I think it's fair to say I wasn't in the best headspace when I last wrote: questioning how many times I could write about gratitude and noticing the little things; wondering how many photographs I would take about being in the moment without actually living in it. This led to the - not so brief - hiatus between then and now, but it wasn't until recently that I was really able to put my finger on what I was feeling. My experience summed up perfectly in the phrase 'creatively bankrupt' (and this time I know exactly where I was when I heard the dulcet tones of Simon Neil from Biffy Clyro being interviewed by Jo Whiley on BBC Radio 2).
Boom!! For someone who has spent the past three months hiding behind her sewing machine and swearing at her knitting this came as a bit of a wake up call. There are, after all, only so many times you can take from a pot that isn't being replenished, despite all best efforts to the contrary. There is something amiss with making new clothes that then hang in the wardrobe unworn. I hinted at this in the summer with a selection of dresses it was never the right temperature to wear, and yet now that my 'AW20 winter collection' is complete they have all been subjected to the same fate. It's like I'm busying myself making something that I will wear at some point in the future, yet I'll keep finding excuses about why that day has yet to arrive. This is not feeding the tree. This is misting the leaves and not attending to the roots.
Determined to finish this year on a high - proud of the things I have achieved and letting go of the things I haven't - I can't help but feel that, contrary to my earlier doubts, gratitude and learning to live in the moment better is ultimately what it's all about and, for me, a life change that is long overdue.
Enter the 100 Day Dress Challenge!
A victim of an internet marketing ploy I may be, but I have today joined a growing band of women taking up the challenge from 'Wool &' to wear one of their dresses for 100 consecutive days. There are many reasons cited for why anyone would try this - less time spent thinking about what to wear, less laundry, (although it can be washed!), less fast fashion, to name but a few.

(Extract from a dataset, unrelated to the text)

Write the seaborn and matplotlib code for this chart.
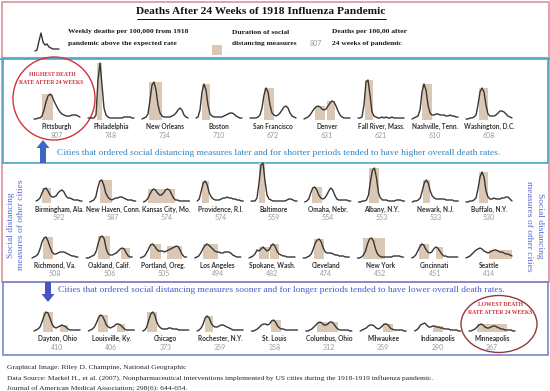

For me, I don't think I'll struggle with the actual wearing of the dress, that requires the sort of bloody mindedness that from past experience I know I'm capable of, it's finite and measured and I'm largely in control. What I'm more interested in is changes to my mindset, a chance to look inward, to find things that nourish my soul today, to take better care of me so that I still feel fabulous on day 63 of actively wearing the same thing. I see it as giving myself a blank canvas to work with everyday, attending to the little things that will make a big difference, and constantly being grateful for what I do have rather than focussing on what I do not. But I may yet regret my decision not to just get on and wear my newly stitched clothes whilst I still had the chance.
Right now, it is my intention to be back next Friday with an update. Whether that fits with the moments I'll live between then and now remains to be seen but daily photo updates can be seen on Instagram @createbypauline.
OK, my little black dress is on, I'm ready and waiting.... let the challenge commence.
OK, my little black dress is on, I'm ready and waiting.... let the challenge commence.